The technocrats who run Vladimir Putin’s Finance Ministry know well that the next geopolitical crisis could be just around the corner. This year they’re preparing early for potential turbulence, stockpiling cash while times are good.
The ministry borrowed more than $7.2bn so far in March through local-currency and Eurobond sales, almost four times the monthly average in 2018, capitalising on a recovery in demand among foreign investors.
Finance Minister Anton Siluanov said on Friday that the huge amount raised gives the country room to start trimming sales in the local market.
Russia is running the widest budget surplus in a decade, so doesn’t actually need to sell bonds, but the bumper borrowing now could be a precautionary move against potential US sanctions later in the year.
A bill under discussion in Congress proposes banning American investors from taking part in sales of Russian sovereign debt to punish Moscow for alleged election interference, among other things.
“The recent spate of bond sales is an opportunistic strategy to build reserves for more rainy days in the future,” said Per Hammarlund, chief emerging-markets strategist at SEB AB in Stockholm.
A move by the Finance Ministry to abandon the practice of giving targets before bond sales allowed it to take full advantage of a surge in appetite for emerging-market debt this year as the Federal Reserve took a softer line on the outlook for rate hikes.
Foreign inflows into Russian bonds have been the main driver behind a roughly 9% surge this year in the rouble, the biggest rally among major emerging-market currencies, central bank chief Elvira Nabiullina said on Friday.

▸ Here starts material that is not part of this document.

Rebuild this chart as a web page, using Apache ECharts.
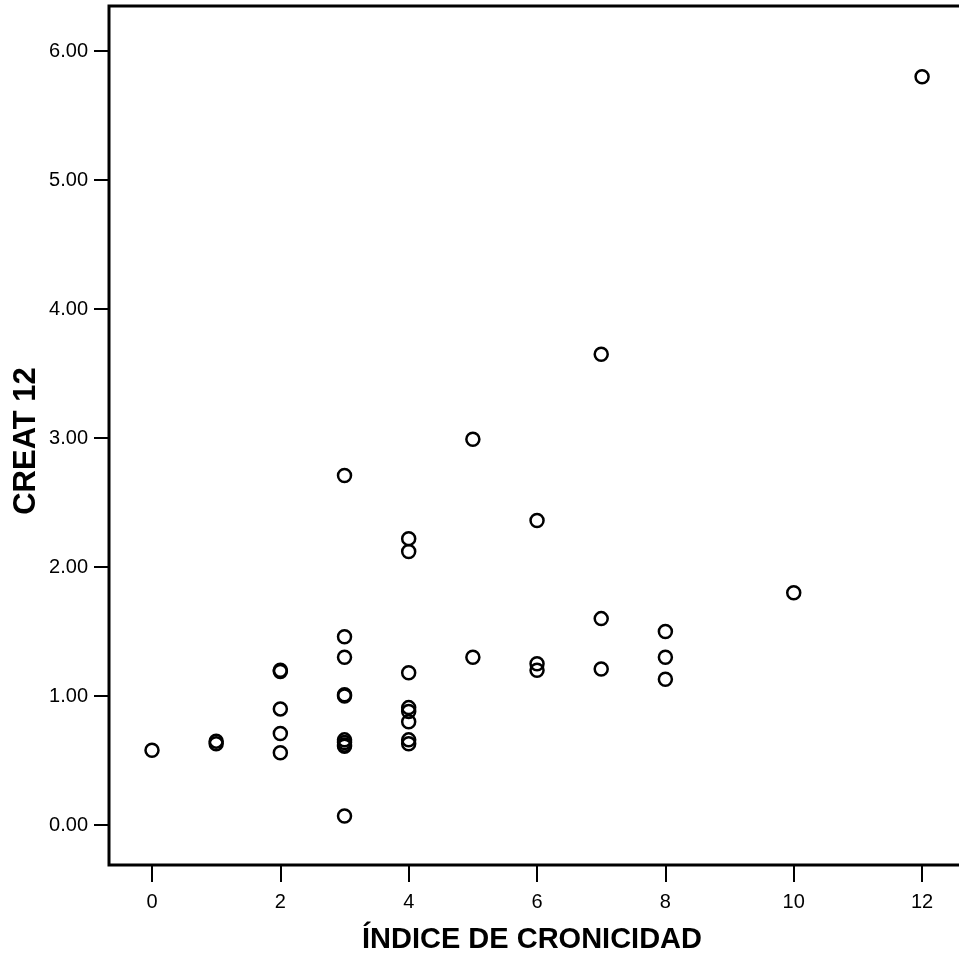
<!DOCTYPE html>
<html>
<head>
<meta charset="utf-8">
<script src="https://cdn.jsdelivr.net/npm/echarts@6/dist/echarts.min.js"></script>
<style>
html,body{margin:0;padding:0;background:#fff;}
#chart{width:959px;height:956px;}
</style>
</head>
<body>
<div id="chart"></div>
<script>
// Índice de cronicidad (x) and CREAT 12 (y)
const indiceCronicidad = [0, 1, 1, 2, 2, 2, 2, 2, 3, 3, 3, 3, 3, 3, 3, 3, 3, 3, 4, 4, 4, 4, 4, 4, 4, 4, 5, 5, 6, 6, 6, 7, 7, 7, 8, 8, 8, 10, 12];
const creat12 = [0.58, 0.65, 0.63, 1.20, 1.19, 0.90, 0.71, 0.56, 2.71, 1.46, 1.30, 1.01, 1.00, 0.66, 0.64, 0.62, 0.61, 0.07, 2.22, 2.12, 1.18, 0.91, 0.88, 0.80, 0.66, 0.63, 2.99, 1.30, 2.36, 1.25, 1.20, 3.65, 1.60, 1.21, 1.50, 1.30, 1.13, 1.80, 5.80];
const xTicks = [0, 2, 4, 6, 8, 10, 12];
const yTicks = [0, 1, 2, 3, 4, 5, 6];
const xTitle = 'ÍNDICE DE CRONICIDAD';
const yTitle = 'CREAT 12';

const points = indiceCronicidad.map((x, i) => [x, creat12[i]]);
const chart = echarts.init(document.getElementById('chart'), null, {renderer: 'canvas'});
const FONT = '"Liberation Sans", Arial, sans-serif';
chart.setOption({
  animation: false,
  backgroundColor: '#fff',
  grid: {left: 109, top: 6, width: 858, height: 859, show: true, borderColor: '#000', borderWidth: 3,
    backgroundColor: 'transparent', containLabel: false, outerBoundsMode: 'none'},
  graphic: [
    {type: 'text', x: 532, y: 940, style: {text: xTitle, font: 'bold 29px ' + FONT, fill: '#000', align: 'center', verticalAlign: 'middle'}},
    {type: 'text', x: 26, y: 441, rotation: Math.PI / 2, style: {text: yTitle, font: 'bold 31px ' + FONT, fill: '#000', align: 'center', verticalAlign: 'middle'}}
  ],
  xAxis: {
    type: 'value', min: -0.67, max: 12.7,
    axisLine: {show: false, onZero: false},
    splitLine: {show: false},
    axisTick: {show: true, customValues: xTicks, length: 17, lineStyle: {color: '#000', width: 2}},
    axisLabel: {customValues: xTicks, margin: 27, fontFamily: FONT, fontSize: 20, color: '#000'}
  },
  yAxis: {
    type: 'value', min: -0.31, max: 6.349,
    axisLine: {show: false, onZero: false},
    splitLine: {show: false},
    axisTick: {show: true, customValues: yTicks, length: 15, lineStyle: {color: '#000', width: 2}},
    axisLabel: {customValues: yTicks, margin: 21, fontFamily: FONT, fontSize: 20, color: '#000',
      formatter: v => v.toFixed(2)}
  },
  series: [{
    type: 'scatter',
    data: points,
    symbol: 'circle',
    symbolSize: 13,
    itemStyle: {color: 'rgba(0,0,0,0)', borderColor: '#000', borderWidth: 2.5, opacity: 1},
    emphasis: {disabled: true}
  }]
});
</script>
</body>
</html>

Yields on Russian Eurobonds maturing in 2028 dropped below 4.6% last week for the first time since July. On March 21, Russia sold $3bn in Eurobonds, its largest placement since before sanctions were first imposed in 2014. The money Russia raises in bond sales goes toward general budget purposes and to finance infrastructure projects the government is using to try to boost economic growth. The Finance Ministry was forced to halt bond sales through the whole of September as borrowing costs surged due to fears that sanctions were imminent. It turned out to be a false alarm.
Russia has enough money saved to allow it to skip borrowing for two years, Konstantin Vyshkovsky, the head of the Finance Ministry’s debt department, said in an interview in December.
“Russia does not really need this money for the time being, given the current level of the oil price and the prudent management of the budget,” said Sebastien Barbe, head of emerging markets research at Credit Agricole CIB. “But they may need it if the oil price moderates for one reason or another later on.”